Last time I used data studio all the public data sets in google big query were available in data studio (hn comments, reddit comments, nyc taxis, etc)
At our workplace we API our internal commisions software to Google Data studio and we can see our teams performance in real time as it relates to payroll.
I tried to connect to a dataset and I get this error:

Data Set Configuration Error

Data Studio cannot connect to your data set.

Failed to fetch data from the underlying data set

I wish the error messages would be a little more helpful.

You may need to have billing enabled on your project.
I have a CC with google for their other cloud stuff. Is there a separate one for this?
Not knowing the specifics of your situation, I’m making a lot of assumptions here. In the steps for this guide it instructs the user to select a Billing Project when connecting to the data source (I’m assuming a BigQuery dataset). Billing needs to be “enabled” on this project that’s selected as the “Billing Project”.

Here’s a link to steps where you can confirm whether billing is enabled for this project and enable it if needed.

https://cloud.google.com/billing/docs/how-to/modify-project#...

Unrelated, but I hate this growing trend of anonymous service/information providers. If I'm going to give my personal information to an organization and trust its content and potentially pay for a service, I want to know who you are.

So, who is datascience-school besides a location in Singapore? Who are the founders, who else is involved, what are their stories/history and motivations.

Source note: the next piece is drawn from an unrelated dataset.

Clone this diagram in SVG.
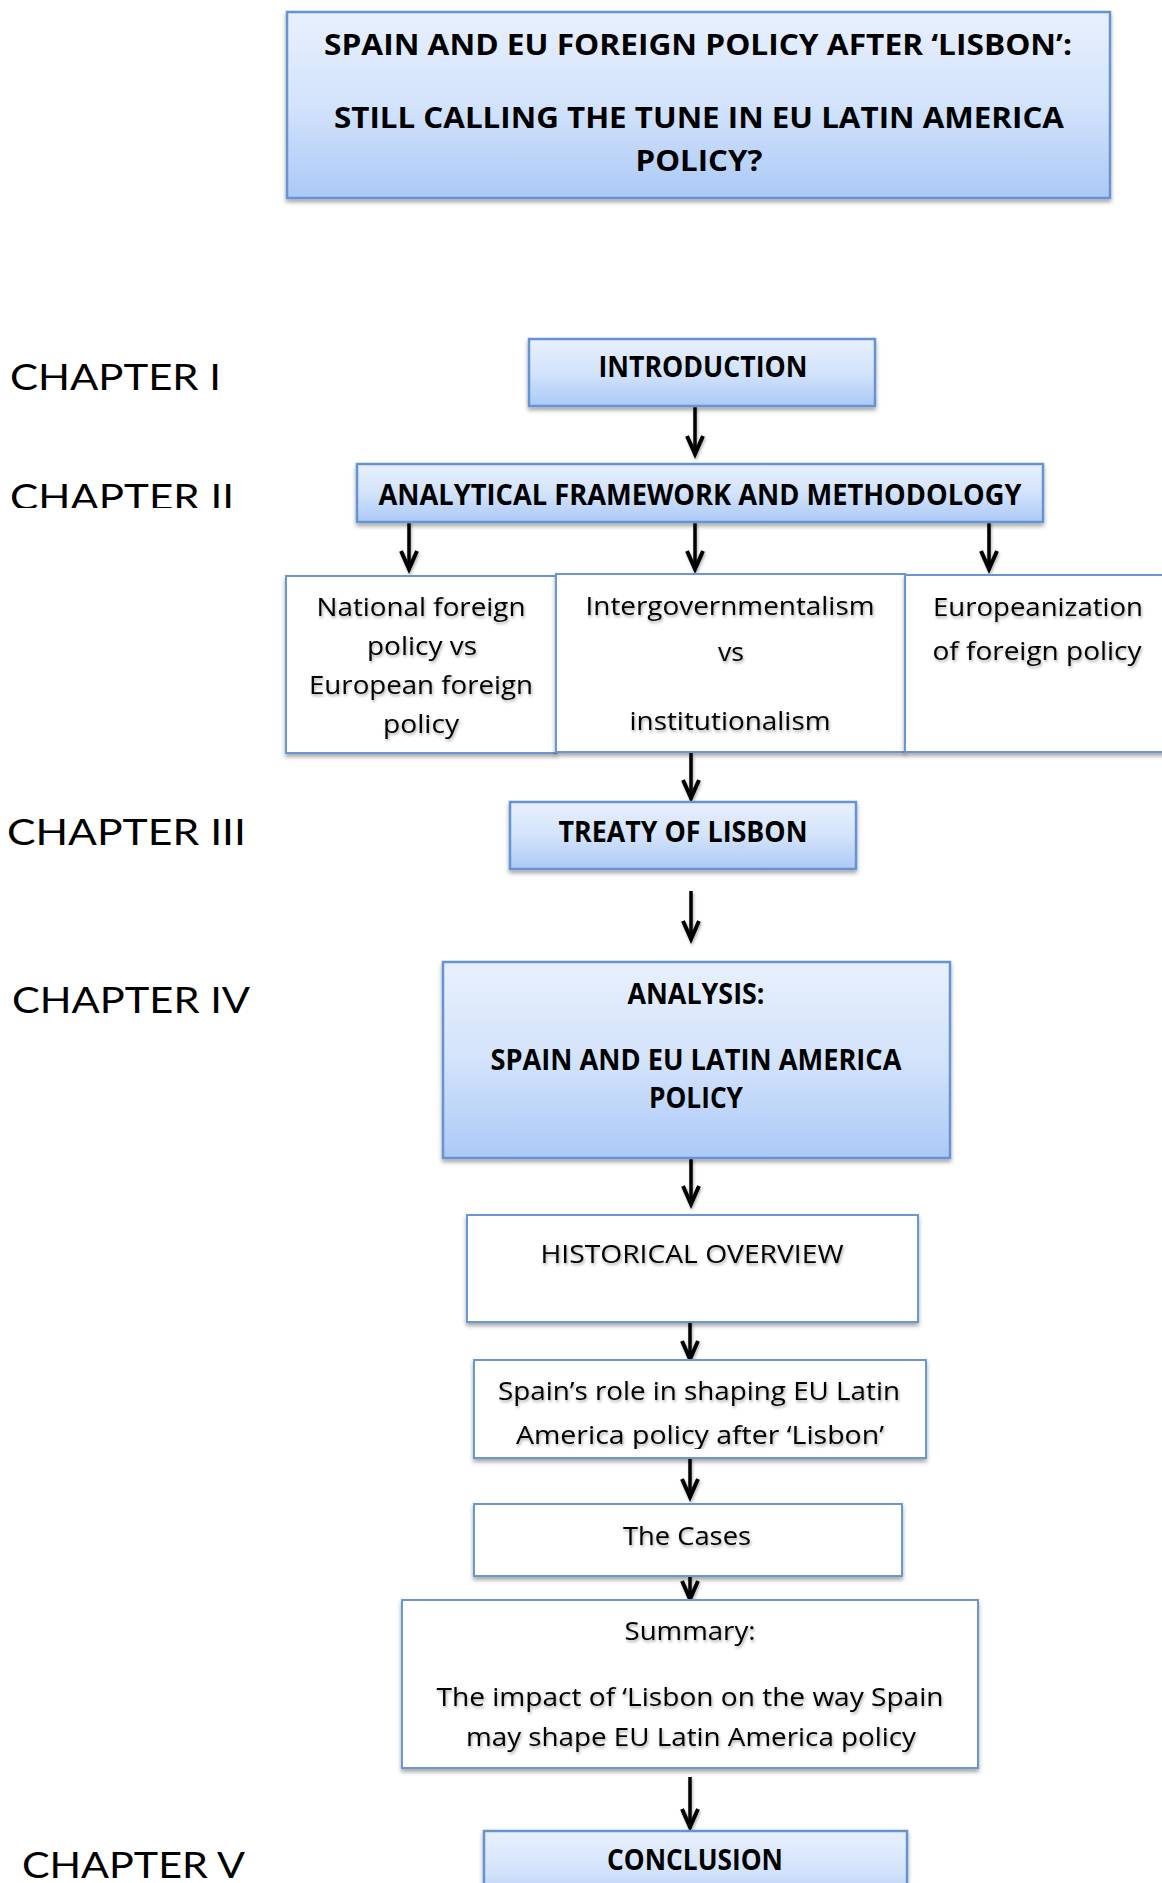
<svg xmlns="http://www.w3.org/2000/svg" width="1162" height="1883" viewBox="0 0 1162 1883">
<defs>
<style>
.bg{fill:#ffffff}
.blue{fill:url(#gBlue);stroke:#6594d0;stroke-width:2.5;filter:url(#boxShadow)}
.white{fill:#ffffff;stroke:#6a97cf;stroke-width:2;filter:url(#boxShadow)}
.bt{font-family:"Open Sans","Liberation Sans",sans-serif;font-weight:700;font-size:28px;fill:#000;text-anchor:middle}
.rt{font-family:"Open Sans","Liberation Sans",sans-serif;font-weight:400;font-size:26px;fill:#000;text-anchor:middle;filter:url(#txtShadow)}
.ch{font-family:Lato,"Open Sans",sans-serif;font-weight:400;font-size:37px;fill:#000}
.arr{fill:none;stroke:#000;stroke-width:3.5;marker-end:url(#head)}
</style>
<linearGradient id="gBlue" x1="0" y1="0" x2="0" y2="1">
<stop offset="0" stop-color="#e8f0fd"/>
<stop offset="0.5" stop-color="#d3e3fb"/>
<stop offset="1" stop-color="#abc9f7"/>
</linearGradient>
<filter id="boxShadow" x="-5%" y="-10%" width="110%" height="130%">
<feDropShadow dx="0" dy="3" stdDeviation="2" flood-color="#000" flood-opacity="0.35"/>
</filter>
<filter id="txtShadow" x="-5%" y="-30%" width="110%" height="160%">
<feDropShadow dx="1" dy="2" stdDeviation="1.5" flood-color="#000" flood-opacity="0.35"/>
</filter>
<filter id="arrShadow" filterUnits="userSpaceOnUse" x="0" y="0" width="1162" height="1883">
<feDropShadow dx="1" dy="2" stdDeviation="1.5" flood-color="#000" flood-opacity="0.3"/>
</filter>
<marker id="head" viewBox="-24 -12 28 24" refX="0" refY="0" markerWidth="28" markerHeight="24" markerUnits="userSpaceOnUse" orient="auto" overflow="visible">
<path d="M -19 -8 L -1 0 L -19 8" fill="none" stroke="#000" stroke-width="4" stroke-linejoin="miter"/>
</marker>
<clipPath id="clipCh2"><rect x="0" y="470" width="300" height="38"/></clipPath>
<clipPath id="clipRole"><rect x="474" y="1360" width="452" height="89"/></clipPath>
</defs>
<rect class="bg" x="0" y="0" width="1162" height="1883"/>

<g id="chapters">
<text class="ch" x="10" y="390" textLength="211" lengthAdjust="spacingAndGlyphs">CHAPTER I</text>
<g clip-path="url(#clipCh2)"><text class="ch" x="10" y="510" textLength="224" lengthAdjust="spacingAndGlyphs">CHAPTER II</text></g>
<text class="ch" x="7" y="845" textLength="239" lengthAdjust="spacingAndGlyphs">CHAPTER III</text>
<text class="ch" x="12" y="1013" textLength="238" lengthAdjust="spacingAndGlyphs">CHAPTER IV</text>
<text class="ch" x="22" y="1878" textLength="223" lengthAdjust="spacingAndGlyphs">CHAPTER V</text>
</g>

<g id="connectors" filter="url(#arrShadow)">
<path class="arr" d="M695 406 V455"/>
<path class="arr" d="M409 522 V570"/>
<path class="arr" d="M695 522 V570"/>
<path class="arr" d="M989 522 V570"/>
<path class="arr" d="M691 753 V799"/>
<path class="arr" d="M691 891 V940"/>
<path class="arr" d="M691 1158 V1205"/>
<path class="arr" d="M690 1322 V1360"/>
<path class="arr" d="M690 1458 V1498"/>
<path class="arr" d="M690 1576 V1600"/>
<path class="arr" d="M690 1777 V1828"/>
</g>

<g id="title">
<rect class="blue" x="287" y="12" width="823" height="186"/>
<text class="bt" x="698" y="55" textLength="748" lengthAdjust="spacingAndGlyphs">SPAIN AND EU FOREIGN POLICY AFTER ‘LISBON’:</text>
<text class="bt" x="699" y="128" textLength="730" lengthAdjust="spacingAndGlyphs">STILL CALLING THE TUNE IN EU LATIN AMERICA</text>
<text class="bt" x="699" y="171" textLength="127" lengthAdjust="spacingAndGlyphs">POLICY?</text>
</g>

<g id="introduction">
<rect class="blue" x="529" y="339" width="346" height="67"/>
<text class="bt" x="703" y="377" textLength="209" lengthAdjust="spacingAndGlyphs">INTRODUCTION</text>
</g>

<g id="framework">
<rect class="blue" x="357" y="464" width="686" height="58"/>
<text class="bt" x="700" y="505" textLength="643" lengthAdjust="spacingAndGlyphs">ANALYTICAL FRAMEWORK AND METHODOLOGY</text>
</g>

<g id="national">
<rect class="white" x="286" y="576" width="270" height="177"/>
<text class="rt" x="421" y="616" textLength="209" lengthAdjust="spacingAndGlyphs">National foreign</text>
<text class="rt" x="422" y="655" textLength="110" lengthAdjust="spacingAndGlyphs">policy vs</text>
<text class="rt" x="421" y="694" textLength="224" lengthAdjust="spacingAndGlyphs">European foreign</text>
<text class="rt" x="421" y="733" textLength="76" lengthAdjust="spacingAndGlyphs">policy</text>
</g>

<g id="intergov">
<rect class="white" x="556" y="574" width="349" height="178"/>
<text class="rt" x="730" y="615" textLength="289" lengthAdjust="spacingAndGlyphs">Intergovernmentalism</text>
<text class="rt" x="731" y="661" textLength="26" lengthAdjust="spacingAndGlyphs">vs</text>
<text class="rt" x="730" y="730" textLength="201" lengthAdjust="spacingAndGlyphs">institutionalism</text>
</g>

<g id="europeanization">
<rect class="white" x="905" y="575" width="270" height="177"/>
<text class="rt" x="1038" y="616" textLength="210" lengthAdjust="spacingAndGlyphs">Europeanization</text>
<text class="rt" x="1037" y="660" textLength="209" lengthAdjust="spacingAndGlyphs">of foreign policy</text>
</g>

<g id="treaty">
<rect class="blue" x="510" y="802" width="346" height="67"/>
<text class="bt" x="683" y="842" textLength="249" lengthAdjust="spacingAndGlyphs">TREATY OF LISBON</text>
</g>

<g id="analysis">
<rect class="blue" x="443" y="962" width="507" height="196"/>
<text class="bt" x="696" y="1004" textLength="137" lengthAdjust="spacingAndGlyphs">ANALYSIS:</text>
<text class="bt" x="696" y="1070" textLength="411" lengthAdjust="spacingAndGlyphs">SPAIN AND EU LATIN AMERICA</text>
<text class="bt" x="696" y="1108" textLength="94" lengthAdjust="spacingAndGlyphs">POLICY</text>
</g>

<g id="historical">
<rect class="white" x="467" y="1215" width="451" height="107"/>
<text class="rt" x="692" y="1263" textLength="303" lengthAdjust="spacingAndGlyphs">HISTORICAL OVERVIEW</text>
</g>

<g id="role">
<rect class="white" x="474" y="1360" width="452" height="98"/>
<g clip-path="url(#clipRole)">
<text class="rt" x="699" y="1400" textLength="402" lengthAdjust="spacingAndGlyphs">Spain’s role in shaping EU Latin</text>
<text class="rt" x="700" y="1444" textLength="368" lengthAdjust="spacingAndGlyphs">America policy after ‘Lisbon’</text>
</g>
</g>

<g id="cases">
<rect class="white" x="474" y="1504" width="428" height="72"/>
<text class="rt" x="687" y="1545" textLength="128" lengthAdjust="spacingAndGlyphs">The Cases</text>
</g>

<g id="summary">
<rect class="white" x="402" y="1600" width="576" height="168"/>
<text class="rt" x="690" y="1640" textLength="131" lengthAdjust="spacingAndGlyphs">Summary:</text>
<text class="rt" x="690" y="1706" textLength="507" lengthAdjust="spacingAndGlyphs">The impact of ‘Lisbon on the way Spain</text>
<text class="rt" x="691" y="1746" textLength="450" lengthAdjust="spacingAndGlyphs">may shape EU Latin America policy</text>
</g>

<g id="conclusion">
<rect class="blue" x="484" y="1831" width="423" height="80"/>
<text class="bt" x="695" y="1870" textLength="176" lengthAdjust="spacingAndGlyphs">CONCLUSION</text>
</g>
</svg>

All of this would lend some credibility to any organization.

In this case you are not giving your data to datascience-school but to Google.

So I'd like to see Google's stories/history and motivations.

My comment has nothing to do with the post/tutorial, but rather datascience-school in general.
I guess you missed their thorough About Us section.

> Data Science School offers online data science and engineering courses with practical assignments.

If Data Science School is going to give their personal information to someone and potentially take their money, Data Science School wants to know who they are.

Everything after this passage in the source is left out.